Radio host Julie Burstein has found the perfect analogy for creativity—raku pottery. A Japanese art form in which molded clay is heated for 15 minutes and then dropped in sawdust which bursts into flames, what makes this pottery so beautiful is its imperfections and cracks. Burstein interviewed hundred of artists, writers, musicians and filmmakers for her book, Spark: How Creativity Works, and heard many of them describe their process in similar terms — that the best parts of their work came from embracing challenges, misfortunes and the things they simply couldn’t control. As Burstein explains in this talk given at TED2012, “I realized that creativity grows out of everyday experiences more often than you would think.”

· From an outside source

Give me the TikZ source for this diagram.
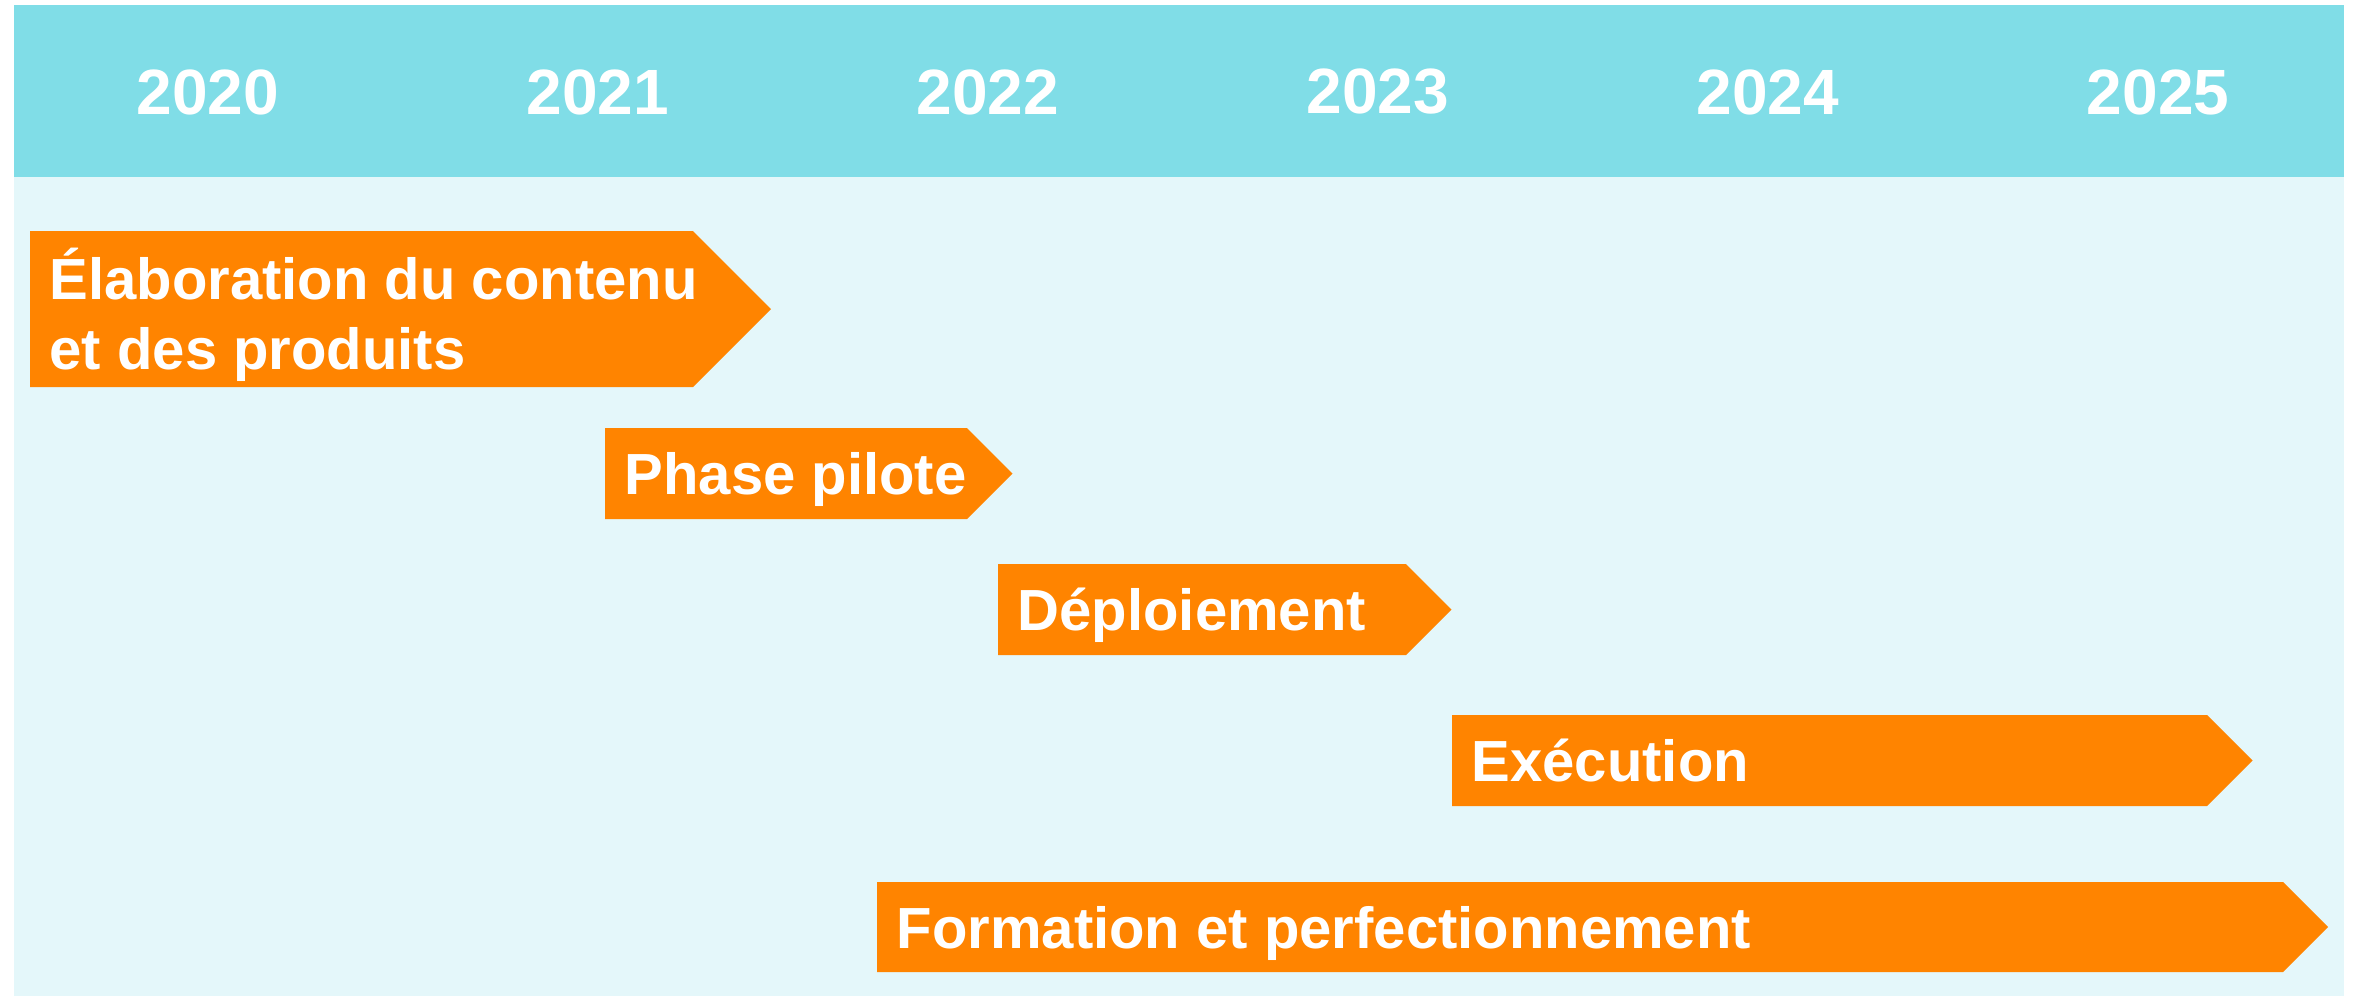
\documentclass[tikz,border=0pt]{standalone}
\usepackage{fontspec}
\setmainfont{Liberation Sans}
\usepackage{tikz}
\usetikzlibrary{positioning,calc}
\definecolor{headcyan}{RGB}{128,221,231}
\definecolor{bodycyan}{RGB}{228,247,250}
\definecolor{phaseorange}{RGB}{255,132,0}
\tikzset{
  yearlabel/.style={text=white,font=\fontsize{18.2}{21}\selectfont\bfseries,inner sep=0pt},
  phaselabel/.style={anchor=west,text=white,align=left,inner xsep=5.4pt,inner ysep=0pt,
    text depth=0pt,font=\fontsize{16.5}{19.9}\selectfont\bfseries},
  phasefill/.style={fill=phaseorange}
}
\begin{document}
\begin{tikzpicture}[x=0.01cm,y=-0.01cm]
                \useasboundingbox (0,0) rectangle (2357,996);
                % draw background and header band
                \fill[bodycyan] (14,177) rectangle (2344,996);
                \fill[headcyan] (14,5) rectangle (2344,177);
                % draw years
                \foreach \yr [count=\i from 0] in {2020,...,2025}
                \node[yearlabel] (y\yr) at ({208+390*\i},92) {\yr};
                % draw phase arrows
                \foreach \xa/\xb/\ya/\yb/\nm/\txt in {
                  30/693/231/387/elab/{Élaboration du contenu\\et des produits},
                  605/967/428/519/pilote/{Phase pilote},
                  998/1406/564/655/deploi/{Déploiement},
                  1452/2207/715/806/exec/{Exécution},
                  877/2283/882/972/form/{Formation et perfectionnement}}
                {
                  \fill[phasefill] (\xa,\ya) -- (\xb,\ya) -- ({\xb+(\yb-\ya)/2},{(\ya+\yb)/2})
                    -- (\xb,\yb) -- (\xa,\yb) -- cycle;
                  \node[phaselabel] (\nm) at (\xa,{(\ya+\yb)/2}) {\txt};
                }
\end{tikzpicture}
\end{document}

In this talk, Burstein identifies four lessons that creative people should embrace:
- Pay attention to the world around you, and be open to experiences that might change you.
- Realize that the best work often comes out of the life experiences that are most difficult.
- Get comfortable with the fact that pushing up against a limitation can actually help you find your voice.
- Don’t be afraid to explore loss — be it rejection, heartbreak or death — because making beauty out of these things is so powerful.
To hear how Burstein learned these lessons from filmmaker Mira Nair, writer Richard Ford, sculptor Richard Serra and photographer Joel Meyerowitz, listen to her wonderful talk. And after the jump, nine more talks on the nature of creativity.
Elizabeth Gilbert: Your elusive creative genius
Author Elizabeth Gilbert is confused by how our culture regards writers and other artists—as people on the brink who are too easily undone by their talent. In this talk from TED2009, Gilbert reframes how we think about creativity—that rather than there being “geniuses” among us, that all of us have a bit of genius within us.
David Kelley: How to build your creative confidence
David Kelley of IDEO fully agrees with Elizabeth Gilbert. In this talk from TED2012, he shares why he believes it is problematic to think of society as split into the creatives and the technical-minded. Here, he shares how people who think of themselves as the latter can build up their creative muscles, as we all have them — whether we know it or not.
Isaac Mizrahi on fashion and creativity
Where does Isaac Mizrahi get ideas? From pretty much everywhere. In this talk from TED2008, Mizrahi shares how his creative process heeds him to pay attention to tarot card readers and to the unique coloration of film, as well as to hop out of cabs and follow people who strike him as interesting on the streets of New York City.
Amy Tan: Where does creativity hide
Amy Tan became a writer because she found herself fascinated with one question: why do things happen the way they happen? In this talk from TED2008, Tan shares why it is so appealing to be the creator of her own universes — the one responsible for pulling strings and creating meaning.
Steven Johnson: Where good ideas come from
When people tell the story of an invention, they usually describe a “eureka” moment. But author Steven Johnson wonders if that might be a fallacy. In this talk from TEDGlobal 2010, Johnson looks at how breakthroughs are slow to build and usually happen in dialogue with other thinkers of the time.
Janet Echelman: Taking imagination seriously
Artist Janet Echelman is known for creating enormous, undulating sculptures out of fishnets. So how did she come up with this unconventional form? In this talk from TED2011, Echelman explains that she found her voice when her paints went missing on a trip to a fishing village in India, and she was forced to work in a new medium.
Kirby Ferguson: Embrace the remix
In this talk from TEDGlobal 2012, Kirby Ferguson unleashes a bold idea: that maybe creative types shouldn’t be so concerned with originality. As Ferguson sees it, creativity is all about copying, transforming and remixing things that already exist. In Ferguson’s eye, everything is a remix.
Malcolm McLaren: Authentic creativity vs. karaoke culture
The manager of the Sex Pistols, Malcolm McLaren helped shape the counterculture of the late ‘70s and ‘80s. In his final speech before passing away in 2010, McLaren shares his fears about what he calls “karaoke culture,” where success is about mimicry rather than emotional honesty. Because as McLaren sees it, no one should be shielded from the messy, difficult struggle of creating something new.
Tim Brown: Tales of creativity and play
What is the difference between being a designer and just playing around? Not as much as most people think, says Tim Brown, the CEO of IDEO. At Serious Play 2008, Brown shares how building a successful firm was as easy as giving employees a place to experiment without fear of being judged — just like kids do on a daily basis.